We want to emphasize that we do not see this as a Beyond Intractability effort. We envision, for ourselves, only a modest role in getting this started. After that, it will be up to the people we hope to recruit to take the next steps. Our primary focus (in our semi-retirement years) is going to remain on maintaining and continuing to develop Beyond Intractability with its extensive and growing series of online learning materials describing what we see as the nature of the intractable conflict problem and the most promising strategies for addressing it.

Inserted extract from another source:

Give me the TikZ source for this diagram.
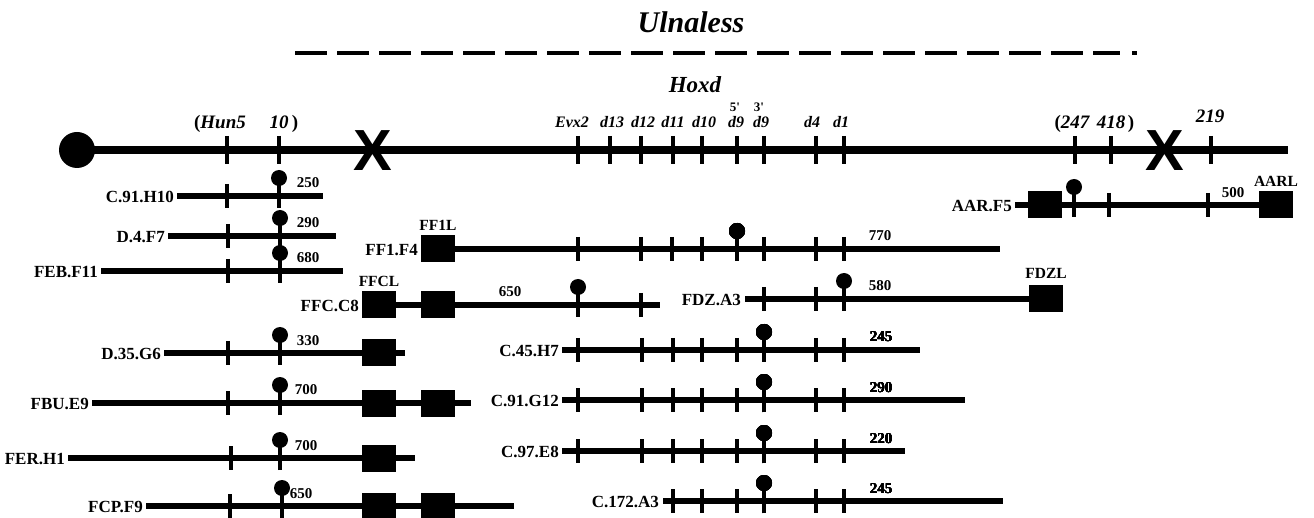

Please tell us what you think about the Statement using the initiative's web form questionnaire, or simply by writing us an email. Also please tell us about related projects that you, or others that you know of, are doing. As a next step, we hope to generate a wide-ranging discussion of the many complex issues raised by the Statement along with specific ideas for next-steps projects that would advance the goals implicit in the Statement. Where appropriate (and with the author's permission), we plan to publicly post the comments we receive as part of an effort to broaden the discussion.
At this point, we do not know where this initiative will lead – that will emerge from our conversations over the next several months. Our only long-term commitment is to keep raising the issues and looking for better ways of addressing them.
We would also appreciate any financial support you might be able to offer this initiative (or Beyond Intractability). You can contribute financially to the project by credit card, check, or wire transfer on our Donations page.
Thanks for taking the time to look at this. We hope that you will get involved. We owe it to our children and grandchildren to do whatever we can to mobilize a much larger effort to address the conflict problems that are at the core of so many of society's disturbing trends. If we act, we can make significant progress on these challenges. But if we don't act, they certainly are not going to solve themselves!
*We are indebted to Louis Kriesberg who in 1998 taught us the phrase "Constructive Conflicts" as the most succinct statement of what should be the goal of the conflict resolution and peacebuilding fields--promoting the constructive aspects of conflict while, at the same time, working to limit its many destructive aspects. Lou recently published the fifth edition of his excellent book on the subject, Constructive Conflicts, with co-author, Bruce Dayton.
** This initiative is being initially proposed by Guy Burgess and Heidi Burgess, co-directors of the US-based project, Beyond Intractability. While Beyond Intractability has long looked at the way in which intractable conflicts play out internationally, our primary area of expertise has always been the United States. Recognizing that the U.S. has a long and arrogant history of telling other societies how to do things, we want to be very careful not to speak for others. For this reason, the documents that we have prepared thus far focus more on how the conflict problem manifests itself in the United States. We simply don't feel that we should speak for other societies. Still, we recognize that the conflict problems we are talking about are truly global and the long-term success of the effort we are proposing will depend on building of partnerships with people willing to address similar problems in their own societies.